On top of that, XRP now has multiple spot ETFs live, with issuers like Bitwise, Franklin Templeton, Grayscale, and others collectively managing over a billion dollars in assets within the first month of trading. That level of ETF adoption puts XRP in a very small club.

Deep integration with ISO 20022

Ripple, the company closely associated with XRP, holds an official seat on the ISO 20022 Standards Body. It was one of the first crypto-related companies at that table, helping shape the rules that banks around the world will follow for messaging and settlement.

XRP and the XRP Ledger were designed from day one to plug into this standard. That means the asset isn’t just compatible with the new financial rails; it’s being built into them.

If you want to dive deeper into how this positioning can translate into long-term value, it’s worth reading more detailed breakdowns like the simple math behind XRP at three digits and how regional developments, such as Japan’s yen stablecoin push, could further boost XRP’s role.

Regulatory clarity and transparent supply

Another factor that sets XRP apart is its supply structure. Ripple’s escrow releases and sales are publicly tracked, with clear schedules and on-chain visibility. While some criticize the escrow, the transparency itself is a feature institutions value. There are no surprise unlocks or hidden allocations.

Compare that to many 2021-era tokens, where retail had little idea when insiders would unlock and dump large portions of supply. That lack of transparency is one of the main reasons so many altcoins collapsed after their first big cycle.

With growing regulatory clarity and a transparent supply model, XRP checks all four traits in the survivor framework: institutional adoption, ISO 20022 alignment, spot ETFs, and a strong legal and regulatory position.

Knowing what to buy isn’t enough

Even if you correctly identify potential survivors like BTC, XRP, or HBAR, most investors still lose money. Studies suggest that 70–90% of traders underperform or lose over time.

Why? Because success isn’t just about picking the right assets. It’s also about:

Timing entries and exits: Buying into fear, not euphoria, and taking profits before the crowd.
Managing emotions: Avoiding panic selling during drawdowns and FOMO buying at the top.
Building income strategies: Earning yield or passive income while you wait through long, sideways markets so you’re not tempted to overtrade.

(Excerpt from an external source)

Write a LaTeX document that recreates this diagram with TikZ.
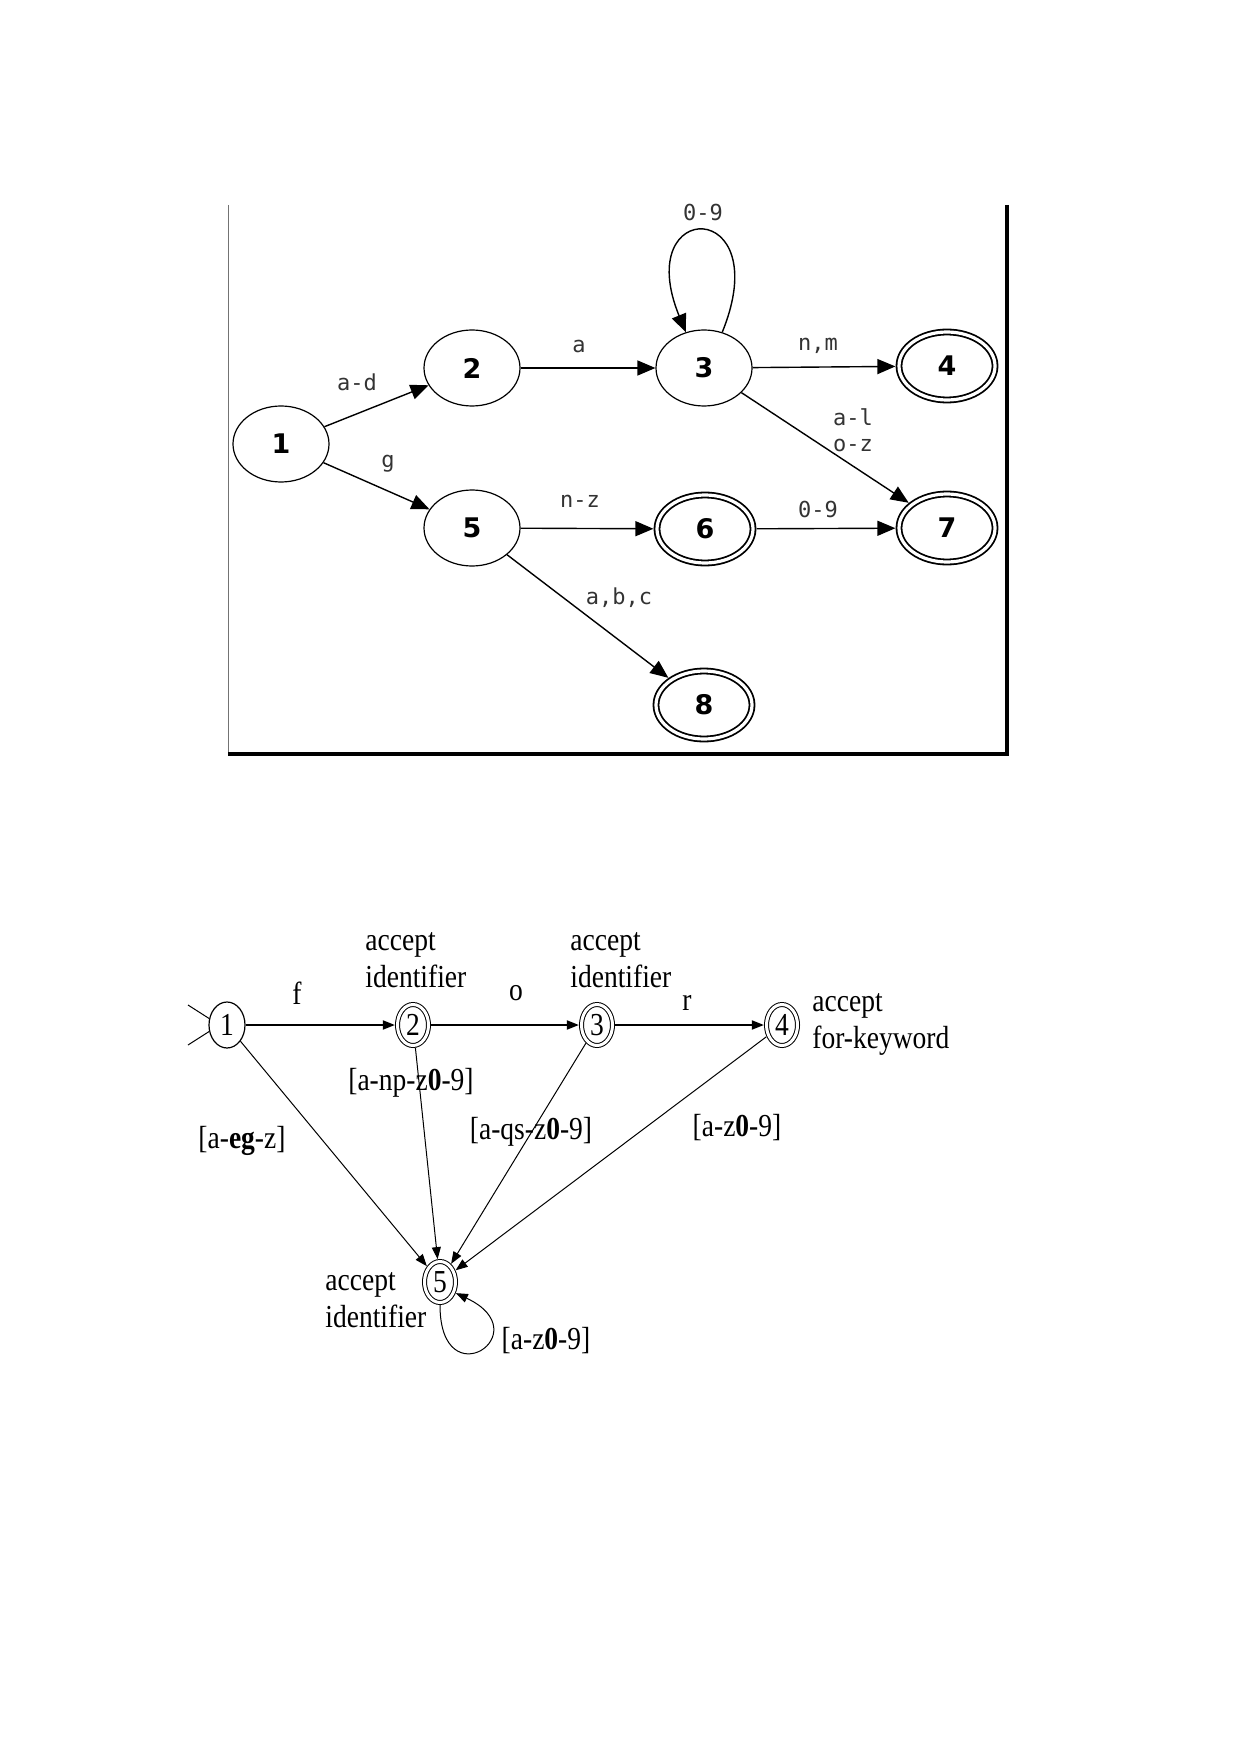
\documentclass[tikz,border=0pt]{standalone}
\usepackage{fontspec}
\usepackage{tikz}
\usetikzlibrary{shapes.geometric, arrows.meta, positioning, calc}
\newfontfamily\edgefont{DejaVu Sans Mono}
\newfontfamily\statefont{DejaVu Sans}
\newfontfamily\noteserif[FakeStretch=0.86]{Liberation Serif}

\begin{document}
\begin{tikzpicture}[x=0.5pt, y=-0.5pt]
  \tikzset{
    tstate/.style={
      ellipse, draw, line width=0.6pt,
      minimum width=48pt, minimum height=38pt,
      inner sep=0pt, outer sep=0.3pt,
      font=\statefont\bfseries\fontsize{13.5}{15}\selectfont
    },
    tfinal/.style={
      tstate, line width=0.9pt, double, double distance=1.6pt,
      minimum width=48pt, minimum height=34pt, outer sep=1.8pt
    },
    tedge/.style={-{Triangle[length=9pt, width=7.5pt]}, line width=0.7pt},
    tlabel/.style={
      font=\edgefont\fontsize{11}{13}\selectfont,
      text=black!80, inner sep=0pt, align=center
    },
    bstate/.style={
      ellipse, draw, line width=0.6pt,
      minimum width=18pt, minimum height=23pt, inner sep=0pt,
      font=\noteserif\fontsize{16}{18}\selectfont
    },
    bfinal/.style={
      bstate, double, line width=0.5pt, double distance=1.5pt,
      minimum width=15.5pt, minimum height=20.5pt, outer sep=1.3pt
    },
    bedge/.style={-{Triangle[length=6pt, width=4.5pt]}, line width=0.5pt},
    blabel/.style={
      font=\noteserif\fontsize{16}{18.5}\selectfont,
      inner sep=0pt, align=left
    }
  }
  \useasboundingbox (0,0) rectangle (1241,1754);

  % upper automaton, framed on left, right and bottom
  \draw[black!55, line width=0.5pt] (228,205) -- (228,754);
  \draw[line width=1.8pt] (1007,205) -- (1007,755);
  \draw[line width=2pt] (228,754) -- (1009,754);

  \node[tstate] (t1) at (281,444) {1};
  \node[tstate] (t2) at (472,368) {2};
  \node[tstate] (t3) at (704,368) {3};
  \node[tfinal] (t4) at (947,366) {4};
  \node[tstate] (t5) at (472,528) {5};
  \node[tfinal] (t6) at (705,529) {6};
  \node[tfinal] (t7) at (947,528) {7};
  \node[tfinal] (t8) at (704,705) {8};

  \foreach \from/\to in {t1/t2, t1/t5, t2/t3, t3/t4, t3/t7, t5/t6, t6/t7, t5/t8}{
    \draw[tedge] (\from) -- (\to);
  }
  \draw[tedge] (t3.63) .. controls +(55,-135) and +(-55,-135) .. (t3.117);

  \node[tlabel] (lt12) at (357,382) {a-d};
  \node[tlabel] (lt15) at (388,464) {g};
  \node[tlabel] (lt23) at (579,346) {a};
  \node[tlabel] (lt33) at (703,212) {0-9};
  \node[tlabel] (lt34) at (818,346) {n,m};
  \node[tlabel] (lt37) at (853,430) {a-l\\o-z};
  \node[tlabel] (lt56) at (580,501) {n-z};
  \node[tlabel] (lt67) at (818,509) {0-9};
  \node[tlabel] (lt58) at (619,598) {a,b,c};

  % lower automaton: keyword "for" vs identifiers
  \node[bstate] (b1) at (227,1025) {1};
  \node[bfinal] (b2) at (413,1025) {2};
  \node[bfinal] (b3) at (597,1025) {3};
  \node[bfinal] (b4) at (782,1025) {4};
  \node[bfinal] (b5) at (440,1282) {5};

  \coordinate (s1) at (188,1005);
  \coordinate (s2) at (188,1045);
  \draw[line width=0.5pt] (s1) -- (b1.160);
  \draw[line width=0.5pt] (s2) -- (b1.200);

  \foreach \from/\to in {b1/b2, b2/b3, b3/b4}{
    \draw[bedge, line width=0.9pt] (\from) -- (\to);
  }
  \foreach \from in {b1, b2, b3, b4}{
    \draw[bedge] (\from) -- (b5);
  }
  \draw[bedge] (b5.south) .. controls +(0,95) and +(85,40) .. (b5.-35);

  \node[blabel, anchor=base] (lf) at (297,1004) {f};
  \node[blabel, anchor=base] (lo) at (516,1000) {o};
  \node[blabel, anchor=base] (lr) at (687,1010) {r};

  \node[blabel, anchor=west] (acc2) at (365,960) {accept\\identifier};
  \node[blabel, anchor=west] (acc3) at (570,960) {accept\\identifier};
  \node[blabel, anchor=west] (acc4) at (812,1024) {accept\\for-keyword};
  \node[blabel, anchor=west] (acc5) at (325,1300) {accept\\identifier};

  \node[blabel] (lb15) at (242,1141) {[a-\textbf{eg}-z]};
  \node[blabel] (lb25) at (411,1083) {[a-np-z\textbf{0}-9]};
  \node[blabel] (lb35) at (531,1132) {[a-qs-z\textbf{0}-9]};
  \node[blabel] (lb45) at (737,1128) {[a-z\textbf{0}-9]};
  \node[blabel] (lb55) at (546,1341) {[a-z\textbf{0}-9]};
\end{tikzpicture}
\end{document}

The mental game and risk management matter just as much as the coins you hold.

Positioning for the next cycle

The window for institutional accumulation in select altcoins won’t stay open forever. As ETFs grow, regulations solidify, and banks deepen their integrations, the gap between speculative casino coins and true infrastructure assets will widen.

If you believe that 99% of crypto is going to zero, your goal isn’t to own everything. It’s to identify and accumulate the 1% that can survive multiple cycles because they’re plugged into the future of the financial system.

Right now, Bitcoin, XRP, and Hedera stand out as three of the clearest examples of that 1%: assets with real institutional adoption, strong positioning in the evolving banking rails, and growing regulatory clarity.